Rose Ayling-Ellis to read CBeebies bedtime story in British Sign Language

Strictly Come Dancing champion will make her debut in CBeebies story corner with Can Bears Ski? by Raymond Antrobus

Rose Ayling-Ellis, the actor and Strictly Come Dancing champion, is to become the first celebrity to use British Sign Language to read a CBeebies bedtime story.

The 27-year-old, who has been deaf since birth, starred as Frankie Lewis in BBC soap EastEnders and went on to win Strictly last year.

On Sunday, she will make her debut in the CBeebies story corner, telling the tale in BSL of a young bear and his father on their journey into the discovery and management of deafness.

To celebrate Deaf Awareness Week, she will sign Can Bears Ski?, written by Raymond Antrobus and illustrated by Polly Dunbar. The story draws on the author’s own experience to show how isolating it can be for a deaf child in a hearing world.

“I am super excited to read my first CBeebies bedtime story in BSL and it’s even more wonderful to share a story written by a deaf writer,” she said. “I hope deaf children enjoy the story and it inspires hearing children to want to learn BSL more.”

While competing in the 19th series of Strictly, Ayling-Ellis performed a routine with dance partner Giovanni Pernice during which they paused the music and danced in silence as a tribute to the deaf community.

The moment has been nominated for the must-see moment Bafta, a category voted for by the public. Since then, BSL is also set to be given legal recognition.

“The reaction was incredible, because it made them think what they can do to be better towards deaf people,” Ayling-Ellis told the BBC on Thursday. “Now it’s becoming an official language, which means we have more rights to it … For example, when you have a doctor’s appointment, you should have a right to have an interpreter there. Before, you couldn’t, because it’s not an official language. So it will be a huge step forward.”

Can Bears Ski? will be the first ever BSL-signed story on CBeebies. Ayling-Ellis will speak only to introduce the story and at the end of the programme to say goodnight to the audience. The story will also have subtitles and will be the first of two stories she has recorded for CBeebies.

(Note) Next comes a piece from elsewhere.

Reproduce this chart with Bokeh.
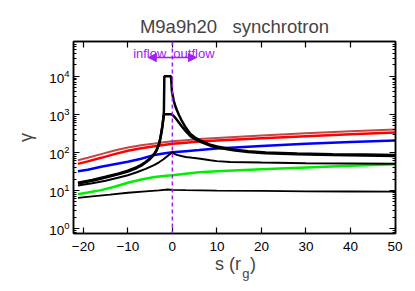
from bokeh.plotting import figure
from bokeh.models import (LogAxis, LinearAxis, Range1d, FixedTicker, LogTicker,
                          CustomJSTickFormatter, Label, Arrow, NormalHead, Span)
from bokeh.embed import file_html
from bokeh.resources import INLINE

# ---------------- data ----------------
s_col = [-21.2, -19, -16, -13, -10, -7, -4, -2, 0, 3, 6, 10, 20, 30, 40, 50]
brown = [62, 72, 90, 112, 135, 155, 172, 185, 195, 210, 225, 240, 280, 320, 360, 400]
red = [50, 58, 72, 90, 110, 128, 145, 157, 168, 180, 192, 205, 235, 265, 300, 335]
blue = [32, 35, 42, 49, 57, 68, 86, 94, 101, 108, 115, 127, 148, 168, 187, 205]
green = [8.0, 8.8, 10.2, 12.5, 16, 19.5, 22.5, 24, 25, 27.5, 30, 32, 36, 40, 44.5, 49]

s_low = [-21.2, -18, -14, -10, -6, -3, -1, 0, 3, 10, 20, 30, 40, 50]
black_low = [6.4, 7.0, 7.8, 8.7, 9.5, 10.1, 10.6, 10.4, 10.2, 9.9, 9.7, 9.5, 9.4, 9.3]

s_k1 = [-21.2, -18, -15, -12, -10, -8, -7, -6, -5, -4, -3.5, -3, -2.7, -2.4, -2.2, -2.0, -1.9, -1.8,
        -0.3, -0.1, 0.3, 0.7, 1.0, 1.5, 2, 3, 4, 5, 6.3, 8.5, 10, 13.7, 17, 21, 28, 36, 43, 50]
black_k1 = [16, 19, 23, 28, 33, 41, 47, 56, 70, 95, 120, 170, 240, 380, 550, 850, 1200, 10000,
            10000, 4000, 2300, 1600, 1300, 950, 720, 450, 310, 250, 205, 160, 143, 120, 107, 99, 93, 90, 88, 86]

s_k2 = [-21.2, -18, -15, -12, -10, -8, -7, -6, -5, -4, -3.5, -3, -2.7, -2.4, -2.2, -2.0, -1.85,
        -0.2, 0.3, 0.7, 1.0, 1.5, 2, 3, 4, 5, 6.3, 8.5, 10, 13.7, 17, 21, 28, 36, 43, 50]
black_k2 = [15.2, 18, 22, 27, 31.5, 39, 45, 54, 67, 90, 115, 160, 230, 360, 520, 800, 1000,
            1000, 900, 800, 720, 600, 500, 360, 270, 225, 190, 150, 135, 113, 102, 95, 89, 85, 83, 81]

s_k3 = [-21.2, -18, -15, -12, -10, -8, -6, -4, -3, -2, -1, -0.3, 0, 0.5, 1, 2, 3, 4.5, 6.3, 8.5,
        10, 13, 20, 30, 40, 50]
black_k3 = [13.5, 15.5, 18, 22, 25, 30, 37, 47, 55, 66, 82, 95, 100, 92, 86, 80, 76, 72, 68, 62,
            59, 56, 54, 52, 51, 50]

x_ticks = [-20, -10, 0, 10, 20, 30, 40, 50]
title_text = "M9a9h20\u00a0\u00a0\u00a0synchrotron"
xlabel_main = "s (r"
xlabel_sub = "g"
xlabel_close = ")"
FONT = "Liberation Sans"
PURPLE = "#a020f0"

p = figure(width=407, height=283, output_backend="svg", toolbar_location=None,
           y_axis_type="log", x_range=Range1d(-22.2, 50.1), y_range=Range1d(0.74, 8.2e4),
           min_border_left=73, min_border_right=12, min_border_top=41, min_border_bottom=49)
p.title.text = title_text
p.title.align = "center"
p.title.text_font = FONT
p.title.text_font_size = "18.5px"
p.title.text_font_style = "normal"
p.title.offset = 0
p.title.standoff = 10

p.grid.visible = False
p.outline_line_color = "black"
p.outline_line_width = 1.5
p.background_fill_color = "white"

def style_axis(ax, minor=True):
    ax.axis_line_width = 1.5
    ax.axis_line_color = "black"
    ax.major_tick_in = 6
    ax.major_tick_out = 0
    ax.major_tick_line_width = 1.2
    ax.minor_tick_in = 3
    ax.minor_tick_out = 0
    if not minor:
        ax.minor_tick_line_color = None
    ax.major_label_text_font = FONT
    ax.major_label_text_font_size = "13.5px"
    ax.major_label_text_color = "black"

xax = p.xaxis[0]
xax.ticker = FixedTicker(ticks=x_ticks)
style_axis(xax, minor=False)
xax.major_label_standoff = 8

yax = p.yaxis[0]
yax.ticker = LogTicker(num_minor_ticks=10)
style_axis(yax)
yax.major_label_standoff = 4
yax.axis_label = "γ"
yax.axis_label_text_font = FONT
yax.axis_label_text_font_size = "18px"
yax.axis_label_text_font_style = "normal"
yax.axis_label_standoff = 10

empty = CustomJSTickFormatter(code="return ''")
top = LinearAxis(ticker=FixedTicker(ticks=x_ticks), formatter=empty)
style_axis(top, minor=False)
top.major_label_text_font_size = "0px"
top.major_label_standoff = 0
p.add_layout(top, "above")
right = LogAxis(ticker=LogTicker(num_minor_ticks=10), formatter=empty)
style_axis(right)
right.major_label_text_font_size = "0px"
right.major_label_standoff = 0
p.add_layout(right, "right")

# x-axis title "s (r_g)" built from two label-only axes (real text, with a subscript)
def label_axis(ticks, texts, size, standoff):
    ax = LinearAxis(ticker=FixedTicker(ticks=ticks),
                    major_label_overrides={t: txt for t, txt in zip(ticks, texts)})
    ax.axis_line_color = None
    ax.major_tick_line_color = None
    ax.minor_tick_line_color = None
    ax.major_tick_out = 0
    ax.major_tick_in = 0
    ax.minor_tick_out = 0
    ax.major_label_text_font = FONT
    ax.major_label_text_font_size = size
    ax.major_label_standoff = standoff
    return ax

p.add_layout(label_axis([12.5, 18.1], [xlabel_main, xlabel_close], "18px", 0), "below")
p.add_layout(label_axis([16.5], [xlabel_sub], "13px", -11), "below")

# curves
p.line(s_col, brown, line_color="#c04848", line_width=2)
p.line(s_col, red, line_color="#ff0000", line_width=2.5)
p.line(s_col, blue, line_color="#0000ff", line_width=2.5)
p.line(s_col, green, line_color="#00ee00", line_width=2.5)
p.line(s_low, black_low, line_color="black", line_width=1.8)
p.line(s_k3, black_k3, line_color="black", line_width=2)
p.line(s_k2, black_k2, line_color="black", line_width=2.5)
p.line(s_k1, black_k1, line_color="black", line_width=2.5)

p.add_layout(Span(location=0, dimension="height", line_color=PURPLE, line_width=1.5,
                  line_dash="4 3"))

# inflow/outflow annotation
arrow_y = 3.1e4
p.add_layout(Arrow(x_start=0, y_start=arrow_y, x_end=-5.4, y_end=arrow_y, line_color=PURPLE,
                   line_width=1.5, end=NormalHead(size=8, fill_color=PURPLE, line_color=PURPLE)))
p.add_layout(Arrow(x_start=0, y_start=arrow_y, x_end=5.4, y_end=arrow_y, line_color=PURPLE,
                   line_width=1.5, end=NormalHead(size=8, fill_color=PURPLE, line_color=PURPLE)))
p.add_layout(Label(x=0, y=4.0e4, x_offset=-6, text="inflow", text_align="right",
                   text_baseline="alphabetic", text_font=FONT, text_font_size="13px",
                   text_color=PURPLE))
p.add_layout(Label(x=0, y=4.0e4, x_offset=1, text="outflow", text_align="left",
                   text_baseline="alphabetic", text_font=FONT, text_font_size="13px",
                   text_color=PURPLE))

open("out.html", "w").write(file_html(p, INLINE))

The soap star has actively campaigned for BSL to be recognised as an official language and be given legal status in the UK.

CBeebies Bedtime Stories airs daily at 6.50pm, with episodes signed by a BSL interpreter shown every Saturday and Sunday.

In 2018, comedian Rob Delaney read a CBeebies bedtime story in Makaton – a programme that uses hand signs alongside spoken language to communicate – with which he learned to converse with his toddler son who died shortly before the story aired.